La muerte de Míjail Gorbachov vacía casi definitivamente el testimonio de aquellos años. Sobrevive aún, silencioso, Joseph Ratzinger; se diría que el último gobernante intelectual, demasiado agustiniano como sostener una mirada optimista de la historia. Pero, de las figuras centrales que definieron aquel tiempo en primera línea –Reagan, Bush, Mitterrand, Kohl, Juan Pablo II, Deng Xiaoping, Gorbachov–, no queda ya prácticamente nadie.
De ellos, quizás fue Gorbachov el más relevante por lo que supuso a largo plazo. Si Reagan y Thatcher capitalizaron un discurso ideológico y Juan Pablo II planteó una relectura conservadora del Concilio –de la que ahora, por cierto, con Francisco, poco queda–, si Kohl y Mitterrand aceleraron la construcción de la Unión Europea, cabe pensar que el mayor logro del presidente soviético fue desmembrar un imperio.
A Gorbachov no le recordaremos tanto por la Glásnot y la Perestroika, que buscaban liberar al comunismo de su aparato dogmático y totalitario, como por las consecuencias de estas políticas.
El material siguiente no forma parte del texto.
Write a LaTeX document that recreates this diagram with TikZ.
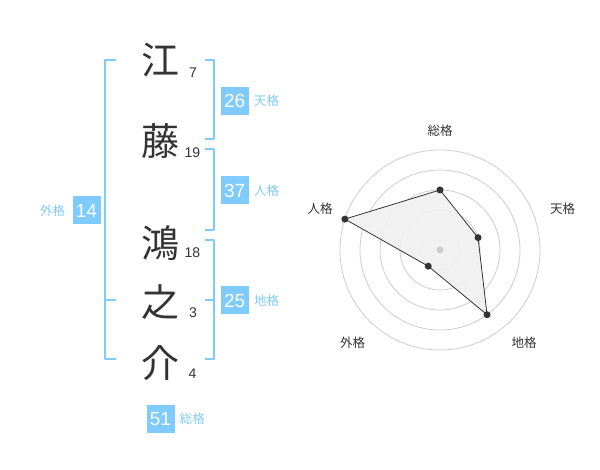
\documentclass[tikz,border=0pt]{standalone}
\usepackage{fontspec}
\usetikzlibrary{positioning}
\setmainfont{Liberation Sans}
\newfontfamily\jpfont{Noto Sans CJK JP}
\definecolor{kakublue}{HTML}{7FCBFB}
\definecolor{moji}{HTML}{333333}
\definecolor{ring}{HTML}{CCCCCC}
\tikzset{
  kanji/.style={font=\jpfont\fontsize{38}{38}\selectfont,text=moji,inner sep=0pt},
  kakusu/.style={font=\fontsize{14}{14}\selectfont,text=moji,inner sep=0pt},
  kaku/.style={fill=kakublue,text=white,minimum size=28pt,inner sep=0pt,font=\fontsize{19}{19}\selectfont},
  kakuname/.style={text=kakublue,font=\jpfont\fontsize{12.5}{12.5}\selectfont,inner sep=0pt},
  brace/.style={draw=kakublue,line width=2pt},
  radarname/.style={text=moji,font=\jpfont\fontsize{12.5}{12.5}\selectfont,inner sep=0pt},
  dot/.style={circle,fill=moji,inner sep=0pt,minimum size=7pt}
}
\begin{document}
\begin{tikzpicture}[x=1pt,y=-1pt,line join=round]
\useasboundingbox (0,0) rectangle (600,470);
% name
\node[kanji] (k1) at (160,60) {江};
\node[kanji] (k2) at (160,141.5) {藤};
\node[kanji] (k3) at (160,243) {鴻};
\node[kanji] (k4) at (160,302) {之};
\node[kanji] (k5) at (160,363) {介};
\node[kakusu] (s1) at (193,72.5) {7};
\node[kakusu] (s2) at (192.5,152.5) {19};
\node[kakusu] (s3) at (192.5,252.5) {18};
\node[kakusu] (s4) at (193,313) {3};
\node[kakusu] (s5) at (192.5,374) {4};
% brackets
\draw[brace] (205,60)--(214,60)--(214,139.3)--(205,139.3);
\draw[brace] (205,149.3)--(214,149.3)--(214,230)--(205,230);
\draw[brace] (205,240)--(214,240)--(214,359.3)--(205,359.3) (205,300)--(214,300);
\draw[brace] (116,60)--(105,60)--(105,359.3)--(116,359.3) (105,300)--(116,300);
% kaku
\node[kaku] (ten) at (234.7,100.8) {26};
\node[kakuname,right=5pt of ten] (tenname) {天格};
\node[kaku] (jin) at (234.7,190.5) {37};
\node[kakuname,right=5pt of jin] (jinname) {人格};
\node[kaku] (chi) at (234.7,300.5) {25};
\node[kakuname,right=5pt of chi] (chiname) {地格};
\node[kaku] (gai) at (86.5,210.5) {14};
\node[kakuname,left=7pt of gai] (gainame) {外格};
\node[kaku] (so) at (160.5,419) {51};
\node[kakuname,right=5pt of so] (soname) {総格};
% radar
\begin{scope}[shift={(440,250)},y=1pt]
\foreach \r in {20,40,...,100}
  \draw[ring,line width=0.8pt] (0,0) circle (\r);
\foreach \ang/\nm/\lv in {90/so/3,18/ten/2,-54/chi/4,-126/gai/1,162/jin/5}
  \coordinate (r\nm) at (\ang:20*\lv);
\draw[moji,line width=0.8pt,fill=gray!12,fill opacity=0.9] (rso)--(rten)--(rchi)--(rgai)--(rjin)--cycle;
\foreach \nm in {so,ten,chi,gai,jin}
  \node[dot] at (r\nm) {};
\node[dot,fill=ring] (c) at (0,0) {};
\end{scope}
\node[radarname] (rsoname) at (440,130.5) {総格};
\node[radarname] (rtenname) at (562.5,208.5) {天格};
\node[radarname] (rchiname) at (524,342.5) {地格};
\node[radarname] (rgainame) at (352.5,342.5) {外格};
\node[radarname] (rjinname) at (320,208.5) {人格};
\end{tikzpicture}
\end{document}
Al igual que sucedió al terminar la I Guerra Mundial con la caída de los imperios centrales, únicamente el tiempo permitirá calibrar lo que supuso la liquidación de la URSS y de su área de influencia. En todo caso, ayuda a entender las tensiones que emergieron posteriormente en el este y la aparición de un nuevo nacionalismo de corte autocrático, no sólo en Rusia, pero también en Rusia. La guerra de Ucrania bebe de aquel desmembramiento nacional.